Imagine you are tasked with exploring the Linked Data Service LINDAS provided by the Swiss Federal Archives. You might be able to read examples and docs if present. But in any case, you could get inspired by the Chapter 11 “SPARQL cookbook” of the “Learning SPARQL” book by Bob DuCharme to explore the dataset. Let’s go through an example.
A word of caution
Depending on the dataset (or triplestore, in our context) you’re
working with, some queries might just ask too much of the
service so proceed with caution. When in doubt, add a
spq_head()
in your query pipeline, to ask less at a time,
or use spq_count()
to get a sense of how many results there
are in total.
Asking for a subset of all triples
In the code below we’ll ask for 10 triples. Note that we use the
endpoint
argument of spq_init()
to indicate
where to send the query, as well as the request_type
argument.
How can one know whether a service needs
request_type = "body-form"
?
- The docs might mention it.
- Trial and error.
- In LINDAS’ case if you run a request via https://lindas.admin.ch/sparql/ and use your browser’s web developer console at the request tab, you can see the request sends the query in the body.
library("glitter")
query_basis = spq_init(
endpoint = "https://ld.admin.ch/query",
request_control = spq_control_request(
request_type = "body-form"
)
)
query_basis %>%
spq_add("?s ?p ?o") %>%
spq_head(n = 10) %>%
spq_perform() %>%
knitr::kable()
This first query is helpful in that it shows you can do a query! Its results however can be… more or less helpful.
Classes
Find which classes are declared
The classes occurring in the database will provide information as to the kind of data you will find there. This can be as varied (across triplestores, or even in a single triplestore) as people, places, buildings, trees, or even things that are more abstract like concepts, philosophical currents, historical periods, etc.

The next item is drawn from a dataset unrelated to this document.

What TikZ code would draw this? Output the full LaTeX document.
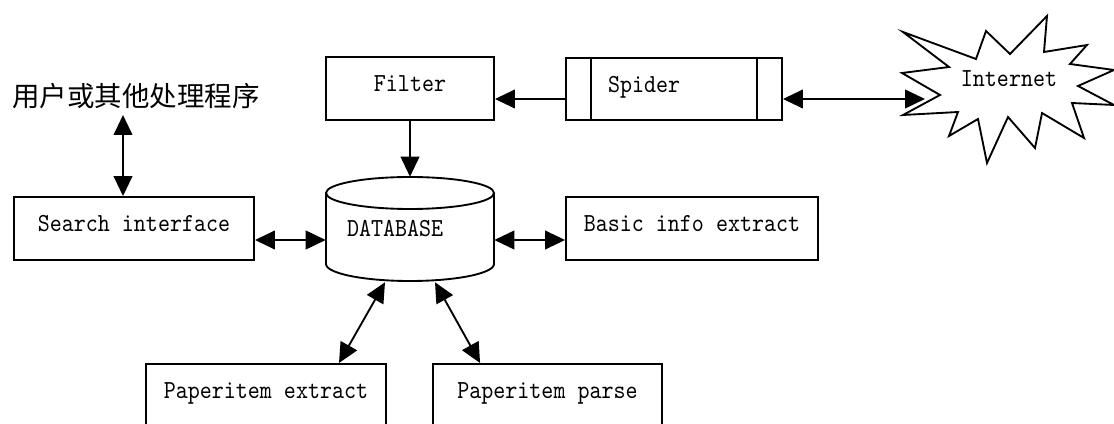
\documentclass[tikz,border=0pt]{standalone}
\usepackage{fontspec}
\newfontfamily\cjkfont{Noto Sans CJK SC}
\newfontfamily\labfont{lmmono10-regular.otf}[FakeStretch=0.88]
\usetikzlibrary{arrows.meta,calc}
\tikzset{
  lbl/.style={font=\fontsize{19.5}{22}\selectfont\labfont},
  boxnode/.style={lbl, draw, line width=1.4pt, inner sep=0pt, text height=12pt, text depth=6.75pt},
  conn/.style={line width=1.4pt, -{Triangle[length=15pt,width=14pt]}},
  dconn/.style={line width=1.4pt, {Triangle[length=15pt,width=14pt]}-{Triangle[length=15pt,width=14pt]}},
  thick line/.style={line width=1.4pt}
}
\begin{document}
\begin{tikzpicture}[x=0.75pt,y=-0.75pt]
\useasboundingbox (0,0) rectangle (1114,424);
\fill[white] (0,0) rectangle (1114,424);

% boxes
\node[boxnode, minimum width=126pt, minimum height=47.25pt] (filter) at (410,88.5) {Filter};
\node[boxnode, minimum height=46.5pt, text width=162pt, align=left] (spider) at (674,89) {\hspace*{31.5pt}Spider};
\draw[thick line] ($(spider.north west)+(26,0)$) -- ($(spider.south west)+(26,0)$);
\draw[thick line] ($(spider.north east)+(-26,0)$) -- ($(spider.south east)+(-26,0)$);
\node[boxnode, minimum width=180pt, minimum height=47.25pt] (search) at (134,228.5) {Search interface};
\node[boxnode, minimum width=189pt, minimum height=47.25pt] (basic) at (692,228.5) {Basic info extract};
\node[boxnode, anchor=north, minimum width=180pt, text height=26pt, text depth=40pt] (pext) at (266,363) {Paperitem extract};
\node[boxnode, anchor=north, minimum width=171.75pt, text height=26pt, text depth=40pt] (ppar) at (547.5,363) {Paperitem parse};

% database cylinder
\node[lbl, inner sep=0pt, minimum height=78pt, text width=126pt, align=left, text height=12pt, text depth=0pt] (db) at (410,229) {\hspace*{15.75pt}DATABASE};
\draw[thick line] (410,193) ellipse [x radius=63pt, y radius=12pt];
\draw[thick line] (326,193) -- (326,264) arc[start angle=180, end angle=360, x radius=63pt, y radius=12.75pt] -- (494,193);

% user text
\node[font=\fontsize{20.6}{24}\selectfont\cjkfont, inner sep=0pt] (user) at (136,96) {用户或其他处理程序};

% internet starburst
\draw[thick line, line join=miter] (903,32) -- (976,59) -- (986,31) -- (1010,54) -- (1047,16) -- (1044,52) -- (1087,45) -- (1070,64) -- (1114,70) -- (1078,86) -- (1114,105) -- (1072,103) -- (1084,138) -- (1042,113) -- (1035,148) -- (1008,117) -- (987,163) -- (978,119) -- (949,136) -- (958,112) -- (903,115) -- (940,95) -- (902,73) -- (949,67) -- cycle;
\node[lbl, inner sep=0pt] (inet) at (1009,79) {Internet};
\coordinate (inetin) at (925,99);

% connectors
\coordinate (y99) at (0,99);
\coordinate (y240) at (0,240);
\draw[conn] (spider.west |- y99) -- (filter.east |- y99);
\draw[dconn] (spider.east |- y99) -- (inetin);
\draw[conn] (filter.south) -- (db.north);
\draw[dconn] (search.east |- y240) -- (db.west |- y240);
\draw[dconn] (db.east |- y240) -- (basic.west |- y240);
\draw[dconn] ($(db.south)+(-25,1)$) -- ($(pext.north)+(73,0)$);
\draw[dconn] ($(db.south)+(25,1)$) -- ($(ppar.north west)+(48,0)$);
\coordinate (ux) at (123,115);
\draw[dconn] (ux) -- (ux |- search.north);
\end{tikzpicture}
\end{document}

At this point you might think you need to use some prefixes in your
query. If these prefixes are present in
glitter::usual_prefixes
, you don’t need to do anything. If
they’re not, use glitter::spq_prefix()
.
query_basis %>%
spq_add("?class a rdfs:Class") %>%
spq_head(n = 10) %>%
spq_perform() %>%
knitr::kable()
How many classes are defined in total? This query might be too big for the service.
nclasses = query_basis %>%
spq_add("?class a rdfs:Class") %>%
spq_count() %>%
spq_perform()
nclasses
#> # A tibble: 1 × 1
#> n
#> <int>
#> 1 1195
There are 1195 classes declared in the triplestore. Not so many that we could not get them all in one query, but definitely too many to show them all here! Let us examine a few of these classes:
query_basis %>%
spq_add("?class a rdfs:Class") %>%
spq_head(n = 10) %>%
spq_perform() %>%
knitr::kable()
Until now we could still be very in the dark as to what the service provides.
Which classes have instances?
A class might be declared although very few or even no items fall under it. Getting classes which do have instances actually corresponds to a another triple pattern, “?item is an instance of ?class”, a.k.a. “?item a ?class”:
query_basis %>%
spq_add("?instance a ?class") %>%
spq_select(- instance) %>%
spq_arrange(class) %>%
spq_head(n = 10) %>%
spq_select(class, .spq_duplicate = "distinct") %>%
spq_perform() %>%
knitr::kable()
Which classes have the most instances?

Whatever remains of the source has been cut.